Diana Withen

By KaLeigh Underwood

Diana canoeing Diana Withen knew from an early age it was her responsibility to make the world a better place. Her mother, who also served as her Girl Scout troop leader, instilled in her a motto she would carry with her throughout the rest of her life: “leave a place better than you found it.”

As a biology teacher at Eastside High School in Coeburn, Va., a volunteer distributor for The Appalachian Voice and a member of multiple community organizations such as the Southern Appalachian Mountain Stewards, The Clinch Coalition and the Upper Tennessee River Roundtable, Diana puts that motto into practice every day.

She even encourages Eastside High students outside the classroom as a leader for the Ecology, Young Democrats, and Diversity clubs.

She considers her position a privilege because she gets to discuss the issues she cares about with her students, sharing both regional, national and worldwide environmental concerns, and discussing how the democratic process can bring about change.
Through grants that Diana and her students have written and received, they are working to implement environmentally friendly projects in their school, such as installing a solar-powered cell phone charging station and facilitating educational initiatives with younger students.

She said that among her students, some are resistant to the transition from coal mining to other energy sources, but others are eager to understand the new technology and apply their knowledge.

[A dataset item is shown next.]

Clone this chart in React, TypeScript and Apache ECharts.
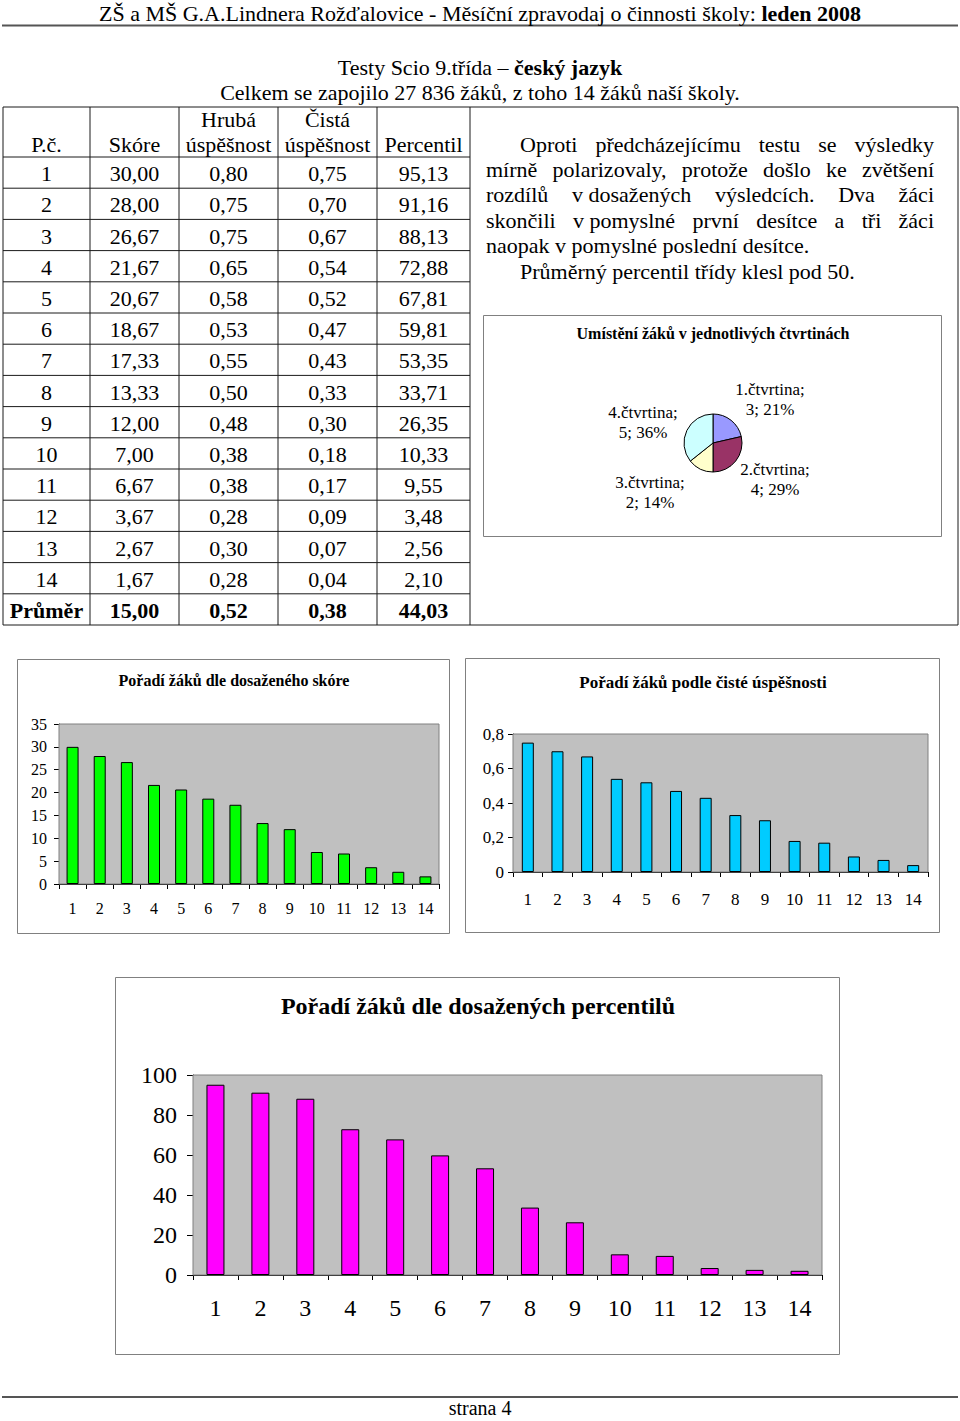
import React, { useEffect, useRef } from "react";
import * as echarts from "echarts";

const FONT = '"Liberation Serif", "Times New Roman", serif';

// ---------- data ----------
const HEADER_NORMAL = "ZŠ a MŠ G.A.Lindnera Rožďalovice - Měsíční zpravodaj o činnosti školy: ";
const HEADER_BOLD = "leden 2008";
const TITLE_NORMAL = "Testy Scio 9.třída – ";
const TITLE_BOLD = "český jazyk";
const SUBTITLE = "Celkem se zapojilo 27 836 žáků, z toho 14 žáků naší školy.";
const FOOTER = "strana 4";

const TABLE_HEAD = [["P.č."], ["Skóre"], ["Hrubá", "úspěšnost"], ["Čistá", "úspěšnost"], ["Percentil"]];
const ORDER = ["1", "2", "3", "4", "5", "6", "7", "8", "9", "10", "11", "12", "13", "14"];
const SCORE = [30.0, 28.0, 26.67, 21.67, 20.67, 18.67, 17.33, 13.33, 12.0, 7.0, 6.67, 3.67, 2.67, 1.67];
const HRUBA = [0.8, 0.75, 0.75, 0.65, 0.58, 0.53, 0.55, 0.5, 0.48, 0.38, 0.38, 0.28, 0.3, 0.28];
const CISTA = [0.75, 0.7, 0.67, 0.54, 0.52, 0.47, 0.43, 0.33, 0.3, 0.18, 0.17, 0.09, 0.07, 0.04];
const PERCENTIL = [95.13, 91.16, 88.13, 72.88, 67.81, 59.81, 53.35, 33.71, 26.35, 10.33, 9.55, 3.48, 2.56, 2.1];
const AVERAGE_LABEL = "Průměr";
const AVERAGES = [15.0, 0.52, 0.38, 44.03];

const PARAGRAPH = [
  "Oproti předcházejícímu testu se výsledky",
  "mírně polarizovaly, protože došlo ke zvětšení",
  "rozdílů v\u00a0dosažených výsledcích. Dva žáci",
  "skončili v\u00a0pomyslné první desítce a tři žáci",
  "naopak v pomyslné poslední desítce.",
  "Průměrný percentil třídy klesl pod 50.",
];

const PIE_TITLE = "Umístění žáků v jednotlivých čtvrtinách";
const QUARTER_NAMES = ["1.čtvrtina", "2.čtvrtina", "3.čtvrtina", "4.čtvrtina"];
const QUARTER_COUNTS = [3, 4, 2, 5];
const QUARTER_COLORS = ["#9999FF", "#993366", "#FFFFCC", "#CCFFFF"];

const CHART1_TITLE = "Pořadí žáků dle dosaženého skóre";
const CHART2_TITLE = "Pořadí žáků podle čisté úspěšnosti";
const CHART3_TITLE = "Pořadí žáků dle dosažených percentilů";

// ---------- helpers ----------
const fmt = (v: number) => v.toFixed(2).replace(".", ",");
const BODY = 22;

function txt(text: string, x: number, y: number, size: number, opts: any = {}) {
  const align = opts.align || "center";
  return {
    type: "text",
    x,
    y,
    silent: true,
    z: 10,
    style: {
      text,
      fontSize: size,
      fontFamily: FONT,
      fontWeight: opts.bold ? "bold" : "normal",
      fill: "#000",
      align,
      textAlign: align,
      verticalAlign: "middle",
      textVerticalAlign: "middle",
      rich: opts.rich,
    },
  };
}

function ln(x1: number, y1: number, x2: number, y2: number, color = "#1a1a1a", w = 1) {
  return {
    type: "line",
    silent: true,
    z: 5,
    shape: { x1, y1, x2, y2 },
    style: { stroke: color, lineWidth: w },
  };
}

function box(x: number, y: number, w: number, h: number, color = "#808080") {
  return {
    type: "rect",
    silent: true,
    z: -1,
    shape: { x, y, width: w, height: h },
    style: { fill: "#ffffff", stroke: color, lineWidth: 1 },
  };
}

let measureCtx: CanvasRenderingContext2D | null = null;
function measure(text: string, font: string) {
  if (!measureCtx) measureCtx = document.createElement("canvas").getContext("2d");
  measureCtx!.font = font;
  return measureCtx!.measureText(text).width;
}

function buildParagraph(): any[] {
  const els: any[] = [];
  const left = 486;
  const right = 934;
  const indent = 34;
  const top = 144;
  const lh = 25.4;
  const font = `${BODY}px ${FONT}`;
  PARAGRAPH.forEach((line, i) => {
    const y = top + i * lh;
    const start = left + (i === 0 || i === 5 ? indent : 0);
    const justify = i < 4;
    const words = line.split(" ");
    if (!justify) {
      els.push(txt(line.replace(/\u00a0/g, " "), start, y, BODY, { align: "left" }));
      return;
    }
    const widths = words.map((w) => measure(w.replace(/\u00a0/g, " "), font));
    const total = widths.reduce((a, b) => a + b, 0);
    const gap = (right - start - total) / (words.length - 1);
    let x = start;
    words.forEach((w, k) => {
      els.push(txt(w.replace(/\u00a0/g, " "), x, y, BODY, { align: "left" }));
      x += widths[k] + gap;
    });
  });
  return els;
}

function buildTable(): any[] {
  const els: any[] = [];
  const colX = [3, 90, 179, 278, 377, 470];
  const right = 958;
  const top = 107;
  const headBottom = 157;
  const rowH = 31.2;
  const nRows = ORDER.length + 1;
  const bottom = headBottom + rowH * nRows;

  els.push(ln(colX[0], top, right, top));
  els.push(ln(colX[0], bottom, right, bottom));
  els.push(ln(colX[0], headBottom, colX[5], headBottom));
  for (let r = 1; r < nRows; r++) {
    const y = headBottom + rowH * r;
    els.push(ln(colX[0], y, colX[5], y));
  }
  colX.forEach((x) => els.push(ln(x, top, x, bottom)));
  els.push(ln(right, top, right, bottom));

  const centers = colX.slice(0, 5).map((x, i) => (x + colX[i + 1]) / 2);
  TABLE_HEAD.forEach((lines, c) => {
    if (lines.length === 1) els.push(txt(lines[0], centers[c], 144, BODY));
    else {
      els.push(txt(lines[0], centers[c], 119, BODY));
      els.push(txt(lines[1], centers[c], 144, BODY));
    }
  });
  ORDER.forEach((o, r) => {
    const y = headBottom + rowH * (r + 0.5) + 1;
    const cells = [o, fmt(SCORE[r]), fmt(HRUBA[r]), fmt(CISTA[r]), fmt(PERCENTIL[r])];
    cells.forEach((c, k) => els.push(txt(c, centers[k], y, BODY)));
  });
  const ya = headBottom + rowH * (ORDER.length + 0.5) + 1;
  const avgCells = [AVERAGE_LABEL, ...AVERAGES.map(fmt)];
  avgCells.forEach((c, k) => els.push(txt(c, centers[k], ya, BODY, { bold: true })));
  return els;
}

function barAxes(gridIndex: number, fontSize: number, labelMargin: number, max: number, interval: number, yMargin: number, tickLen: number, yFmt?: (v: number) => string) {
  const xAxis = {
    type: "category",
    gridIndex,
    data: ORDER,
    axisLine: { show: true, lineStyle: { color: "#000", width: 1 } },
    axisTick: { show: true, length: 5, lineStyle: { color: "#000" } },
    axisLabel: { fontSize, fontFamily: FONT, color: "#000", margin: labelMargin, interval: 0 },
    splitLine: { show: false },
  };
  const yAxis = {
    type: "value",
    gridIndex,
    min: 0,
    max,
    interval,
    axisLine: { show: true, lineStyle: { color: "#000", width: 1 } },
    axisTick: { show: true, length: tickLen, lineStyle: { color: "#000" } },
    axisLabel: { fontSize, fontFamily: FONT, color: "#000", margin: yMargin, formatter: yFmt },
    splitLine: { show: true, lineStyle: { color: "#808080", width: 1 } },
  };
  return { xAxis, yAxis };
}

function barSeries(idx: number, data: number[], color: string, width: number) {
  return {
    type: "bar",
    xAxisIndex: idx,
    yAxisIndex: idx,
    data,
    barWidth: width,
    itemStyle: { color, borderColor: "#000", borderWidth: 1 },
    silent: true,
  };
}

export default function App() {
  const ref = useRef<HTMLDivElement>(null);
  useEffect(() => {
    if (!ref.current) return;
    const chart = echarts.init(ref.current, null, { renderer: "svg" });

    const a1 = barAxes(0, 16, 16, 35, 5, 12, 5);
    const a2 = barAxes(1, 17, 19, 0.8, 0.2, 9, 5, (v: number) => (v === 0 ? "0" : Number(v.toFixed(1)).toString().replace(".", ",")));
    const a3 = barAxes(2, 24, 21, 100, 20, 16, 6);

    const pieCenter = [713, 443];
    // label centres relative to the pie centre (layout only)
    const labelOffsets = [
      [57, -44],
      [62, 36],
      [-63, 49],
      [-70, -21],
    ];

    const pieData = QUARTER_NAMES.map((n, i) => ({ name: n, value: QUARTER_COUNTS[i], itemStyle: { color: QUARTER_COLORS[i] } }));

    const graphics: any[] = [
      txt(`{n|${HEADER_NORMAL}}{b|${HEADER_BOLD}}`, 480, 13, 22, {
        rich: {
          n: { fontSize: 22, fontFamily: FONT, fill: "#000", color: "#000" },
          b: { fontSize: 22, fontFamily: FONT, fontWeight: "bold", fill: "#000", color: "#000" },
        },
      }),
      ln(2, 25.5, 958, 25.5, "#555", 2),
      txt(`{n|${TITLE_NORMAL}}{b|${TITLE_BOLD}}`, 480, 67, BODY, {
        rich: {
          n: { fontSize: BODY, fontFamily: FONT, fill: "#000", color: "#000" },
          b: { fontSize: BODY, fontFamily: FONT, fontWeight: "bold", fill: "#000", color: "#000" },
        },
      }),
      txt(SUBTITLE, 480, 92, BODY),
      ...buildTable(),
      ...buildParagraph(),
      box(483.5, 315.5, 458, 221),
      txt(PIE_TITLE, 713, 333, 16, { bold: true }),
      box(17.5, 659.5, 432, 274),
      txt(CHART1_TITLE, 234, 680, 16, { bold: true }),
      box(465.5, 658.5, 474, 274),
      txt(CHART2_TITLE, 703, 682, 17, { bold: true }),
      box(115.5, 977.5, 724, 377),
      txt(CHART3_TITLE, 478, 1006, 24, { bold: true }),
      ln(2, 1397, 958, 1397, "#555", 2),
      txt(FOOTER, 480, 1408, 20),
    ];

    chart.setOption({
      animation: false,
      textStyle: { fontFamily: FONT },
      grid: [
        { left: 59, top: 724, width: 380, height: 160, show: true, backgroundColor: "#C0C0C0", borderColor: "#808080", borderWidth: 1, z: 1 },
        { left: 513, top: 734, width: 415, height: 138, show: true, backgroundColor: "#C0C0C0", borderColor: "#808080", borderWidth: 1, z: 1 },
        { left: 193, top: 1075, width: 629, height: 200, show: true, backgroundColor: "#C0C0C0", borderColor: "#808080", borderWidth: 1, z: 1 },
      ],
      xAxis: [a1.xAxis, a2.xAxis, a3.xAxis],
      yAxis: [a1.yAxis, a2.yAxis, a3.yAxis],
      series: [
        barSeries(0, SCORE, "#00FF00", 12),
        barSeries(1, CISTA, "#00CCFF", 12),
        barSeries(2, PERCENTIL, "#FF00FF", 18),
        {
          type: "pie",
          center: pieCenter,
          radius: 29,
          startAngle: 90,
          clockwise: true,
          percentPrecision: 0,
          silent: true,
          data: pieData,
          itemStyle: { borderColor: "#000", borderWidth: 1 },
          label: {
            show: true,
            position: "outside",
            formatter: "{b};\n{c}; {d}%",
            fontSize: 17,
            lineHeight: 20,
            fontFamily: FONT,
            color: "#000",
          },
          labelLine: { show: false, length: 14, length2: 4 },
          labelLayout: (p: any) => ({
            x: pieCenter[0] + labelOffsets[p.dataIndex][0],
            y: pieCenter[1] + labelOffsets[p.dataIndex][1],
            align: "center",
            verticalAlign: "middle",
          }),
        },
      ],
      graphic: { elements: graphics },
    });
    return () => chart.dispose();
  }, []);
  return <div ref={ref} style={{ position: "absolute", left: 0, top: 0, width: 960, height: 1421, background: "#fff" }} />;
}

“I feel lucky to have the chance to work with the students who care enough,” she says.
Diana with flowers in the background
The environmental issues closest to Diana’s heart are climate change, strip mining and harmful logging practices. While all these issues are interrelated, strip mining and logging directly affect her home of Wise County, Va.

“I think the people where we live are intelligent, hardworking and innovative people,” Diana says. “But poverty wears you down. If I could wave a magic wand, I would make humans be able to live and work in a long-term sustainable way that wouldn’t hurt the environment.”

A longtime reader of The Appalachian Voice, Diana says she was originally drawn to the publication because she appreciated the amount of information presented on environmental topics and how members personally stood behind issues, fighting and trying to save beautiful places. She has distributed between 200 and 500 papers every two months in and around Wise County for over five years, and has even saved issues to use as educational tools in her classroom.

Diana is an asset to her community. Not only by making sure people are getting The Voice, but by educating our future leaders, cleaning up trails and monitoring logging operations with The Clinch Coalition and fighting strip mining permits with the Southern Appalachian Mountain Stewards.

She is a teacher, leader, mentor, artist, environmentalist and activist, and there is no doubt that she will leave her place better than she found it.